Na política do Brasil, tudo pode acontecer, inclusive vascaínos assinando a ficha de adesão ao Flamengo e, com um mínimo de esforço, a mistura de azeite com água. Em apenas algumas horas desta semana, boa parte dos 213 milhões de brasileiros foi do inferno ao purgatório sem chance alguma de defesa. O primeiro passo foi a aprovação em dois turnos meteóricos da apelidada PEC da Bandidagem, aquela, caso também seja aprovada pelo Senado, transformará deputados e senadores em bandidos e mocinhos de um mesmo crime.
A urgência para se votar o projeto que anistia todos os envolvidos no golpe que visava a impedir o presidente Lula de subir a rampa do Palácio do Planalto representou o segundo movimento. O empurrão final é um tal pacto republicano, algo como um acordão para livrar, se ele quiser, o líder do PCC da Papuda. Ainda não há nada de concreto, mas, como dizem os sábios, onde há fumaça, há fogo. O que circula nos botecos e inferninhos de Brasília é que o Centrão topa tudo para reduzir a pena de Bolsonaro de 27 para 21 anos de prisão.
Negociada nos bastidores pelo ex-presidente Michel Temer (sempre ele), a ideia pode incluir a redução da pena dos golpistas estrelados. Também faria parte de absurda possibilidade a liberação geral dos terroristas do fatídico, bárbaro e inesquecível 8 de janeiro, a maioria presa há mais de dois anos. Conforme o burburinho na Esplanada dos Ministérios, tudo começou com a aprovação da PEC da Bandidagem. Na sequência, os senhores e senhoras deputados aprovaram, também a toque de caixa, a urgência para o projeto da anistia. Aí teria começado a segunda etapa da bandalheira.
Em outras palavras, em futuro que deve ser na semana que vem, os chefes das facções parlamentares voltarão a se reunir para a negociação final. Se o acordão for adiante, a PEC será derrubada no Senado, garantindo a tramitação da anistia para gregos, troianos e baianos.
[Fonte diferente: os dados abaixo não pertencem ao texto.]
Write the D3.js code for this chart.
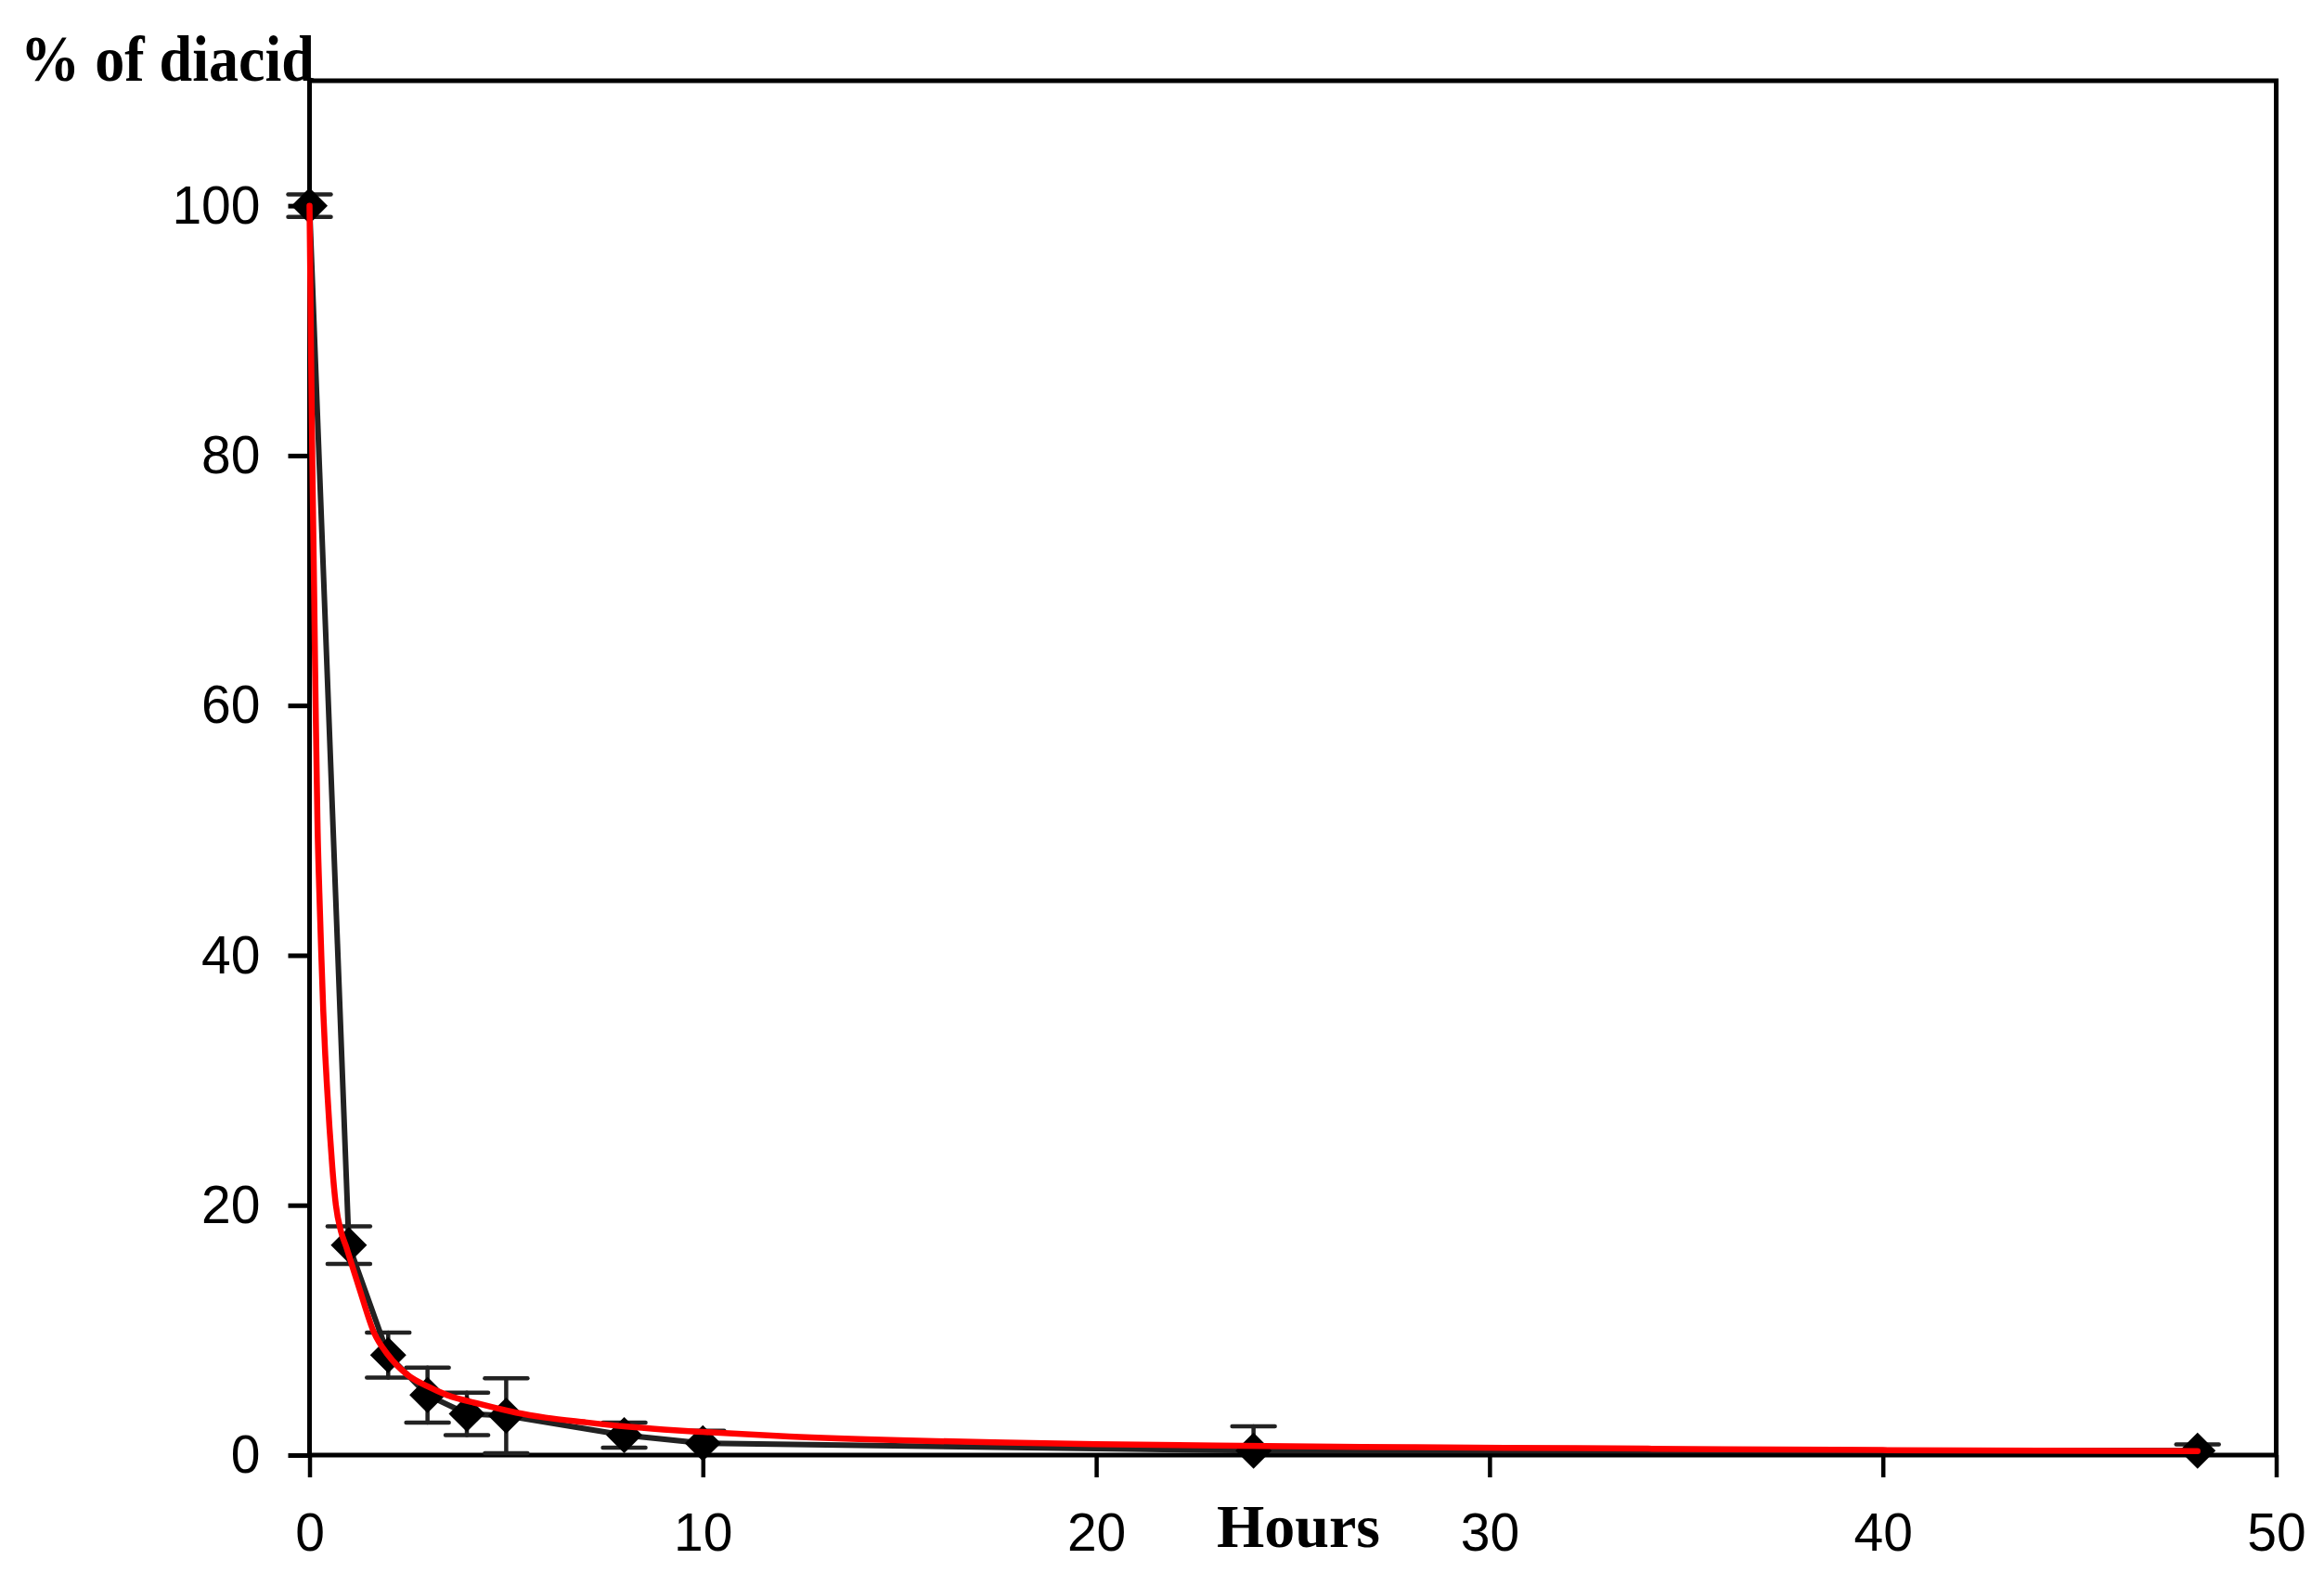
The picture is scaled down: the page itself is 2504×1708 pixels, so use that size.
<!DOCTYPE html>
<html>
<head>
<meta charset="utf-8">
<script src="https://cdn.jsdelivr.net/npm/d3@7"></script>
<style>
  html, body { margin: 0; padding: 0; background: #fff; }
  svg { display: block; }
</style>
</head>
<body>
<svg id="chart" width="2504" height="1708"></svg>
<script>
// ---- data ----
const hours   = [0, 1, 2, 3, 4, 5, 8, 10, 24, 48];
const diacid  = [100, 16.8, 8.0, 4.8, 3.3, 3.15, 1.6, 0.95, 0.35, 0.35];
const errors  = [0.9, 1.5, 1.8, 2.2, 1.7, 3.0, 1.0, 1.0, 1.95, 0.5];

// fitted curve (red)
const fitHours = [0, 0.02, 0.04, 0.06, 0.08, 0.10, 0.12, 0.14, 0.16, 0.18, 0.20, 0.25, 0.30, 0.35, 0.40, 0.45, 0.51, 0.58, 0.67, 0.80, 0.94, 1.0, 1.28, 1.64, 2.0, 2.5, 3.0, 3.5, 4.35, 5.25, 6, 7, 8, 9, 10, 12.2, 15, 17.7, 20, 23.7, 28, 32.2, 36, 40, 44, 48];
const fitValues = [100, 94, 88, 82.5, 77.5, 73, 68.5, 63.5, 59, 55, 51, 45, 40, 35.5, 32, 29.2, 26.1, 23, 20, 17.9, 16.6, 16.0, 13.2, 9.8, 8.0, 6.4, 5.5, 4.8, 4.07, 3.4, 3.0, 2.63, 2.3, 2.05, 1.85, 1.48, 1.18, 1.0, 0.88, 0.74, 0.63, 0.55, 0.47, 0.4, 0.36, 0.32];

const xTicks = [0, 10, 20, 30, 40, 50];
const yTicks = [0, 20, 40, 60, 80, 100];
const xTitle = "Hours";
const yTitle = "% of diacid";

// ---- layout ----
const mLeft = 333.5, mRight = 2452.5, mTop = 87, mBottom = 1568;
const svg = d3.select("#chart");

const x = d3.scaleLinear().domain([0, 50]).range([mLeft, mRight]);
const y = d3.scaleLinear().domain([0, 110]).range([mBottom, mTop]);

const tickFont = "'Liberation Sans', Arial, sans-serif";
const titleFont = "'Liberation Serif', 'Times New Roman', serif";

// axes
const gx = svg.append("g").attr("transform", `translate(0,${mBottom})`)
  .call(d3.axisBottom(x).tickValues(xTicks).tickFormat(d3.format("d")).tickSize(24).tickSizeOuter(0));
gx.select(".domain").remove();
gx.selectAll(".tick line").attr("stroke", "#000").attr("stroke-width", 4.5);
gx.selectAll(".tick text").attr("y", 103).attr("dy", null)
  .attr("font-family", tickFont).attr("font-size", 57).attr("fill", "#000");

const gy = svg.append("g").attr("transform", `translate(${mLeft},0)`)
  .call(d3.axisLeft(y).tickValues(yTicks).tickFormat(d3.format("d")).tickSize(23).tickSizeOuter(0));
gy.select(".domain").remove();
gy.selectAll(".tick line").attr("stroke", "#000").attr("stroke-width", 5);
gy.selectAll(".tick text").attr("x", -53).attr("dy", "0.33em")
  .attr("font-family", tickFont).attr("font-size", 57).attr("fill", "#000");

// frame
svg.append("rect")
  .attr("x", mLeft).attr("y", mTop)
  .attr("width", mRight - mLeft).attr("height", mBottom - mTop)
  .attr("fill", "none").attr("stroke", "#000").attr("stroke-width", 5);

const pts = hours.map((h, i) => ({ h, v: diacid[i], e: errors[i] }));

// error bars
const eg = svg.append("g").attr("stroke", "#222").attr("stroke-width", 4.5).attr("stroke-linecap", "round");
const capHalf = 23;
pts.forEach(p => {
  const lo = Math.max(0, p.v - p.e), hi = p.v + p.e;
  eg.append("line").attr("x1", x(p.h)).attr("x2", x(p.h)).attr("y1", y(lo)).attr("y2", y(hi));
  eg.append("line").attr("x1", x(p.h) - capHalf).attr("x2", x(p.h) + capHalf).attr("y1", y(hi)).attr("y2", y(hi));
  if (p.v - p.e > 0) {
    eg.append("line").attr("x1", x(p.h) - capHalf).attr("x2", x(p.h) + capHalf).attr("y1", y(lo)).attr("y2", y(lo));
  }
});

// black data line
svg.append("path")
  .datum(pts)
  .attr("fill", "none").attr("stroke", "#222").attr("stroke-width", 6)
  .attr("stroke-linejoin", "round")
  .attr("d", d3.line().x(d => x(d.h)).y(d => y(d.v)));

// diamond markers
const dHalf = 19.5;
svg.append("g").selectAll("path").data(pts).join("path")
  .attr("fill", "#000")
  .attr("d", d => {
    const cx = x(d.h), cy = y(d.v);
    return `M${cx},${cy - dHalf}L${cx + dHalf},${cy}L${cx},${cy + dHalf}L${cx - dHalf},${cy}Z`;
  });

// red fitted curve
const fit = fitHours.map((h, i) => ({ h, v: fitValues[i] }));
svg.append("path")
  .datum(fit)
  .attr("fill", "none").attr("stroke", "#ff0000").attr("stroke-width", 6.5)
  .attr("stroke-linecap", "round").attr("stroke-linejoin", "round")
  .attr("d", d3.line().curve(d3.curveMonotoneX).x(d => x(d.h)).y(d => y(d.v)));

// titles
svg.append("text")
  .attr("x", 22).attr("y", 87)
  .attr("font-family", titleFont).attr("font-weight", "bold").attr("font-size", 69)
  .attr("textLength", 317).attr("lengthAdjust", "spacingAndGlyphs")
  .attr("fill", "#000")
  .text(yTitle);

svg.append("text")
  .attr("x", 1399).attr("y", 1667)
  .attr("text-anchor", "middle")
  .attr("font-family", titleFont).attr("font-weight", "bold").attr("font-size", 66)
  .attr("fill", "#000")
  .text(xTitle);
</script>
</body>
</html>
Como sei que nem tudo que sai dos plenários das duas casas de lei vale como documento definitivo, talvez não aposte R$ 3 nesse acordo de afogados. A prova de que estou mais ou menos certo é que, tão logo as desavergonhadas excelências aprovaram a PEC da Bandidagem, integrantes do governo, do Supremo Tribunal Federal e a ala séria do próprio Congresso se insurgiram de forma veemente contra o texto.
É fato que deputados e senadores bolsonaristas desacreditam da Justiça brasileira. O problema é que há uma distância abissal entre achar e ter certeza de que todos os ministros do STF são negociáveis. Não são. Sem margem de erro, duvido que os quatro magistrados que condenaram Jair Bolsonaro e seus asseclas como golpistas aceitem trocar a histórica e a inédita condenação por algumas balinhas de menta, por uma viagem de ida e volta ao sertão do Cariri ou por um show 0800 da dupla caipira Prefferido & Predileto. Resumindo, vejo o referido pacto como história escrita por turcos, floreada por norte-americanos e destinada apenas para inglês ler.
Independentemente do que estejam armando às escondidas, os parlamentares precisam saber que são cidadãos comuns e que, por essa razão, estão sujeitos à mesma lei dos demais brasileiros. A divulgação de um suposto conchavo acabou caindo como uma luva para a bancada liderada por Sóstenes Cavalcanti e presidida pelo bom moço Valdemar Costa Neto. Como cangaceiros atrapalhados, os deputados bolsonaristas foram tomados por um cagaço sem fronteiras logo após tomarem conhecimento da negativa repercussão da PEC da Safadeza. Por isso, tenha o nome que quiserem, a indecente proposta tende a ser esquecida no Senado antes que as excelências da Câmara continuem se borrando a céu aberto.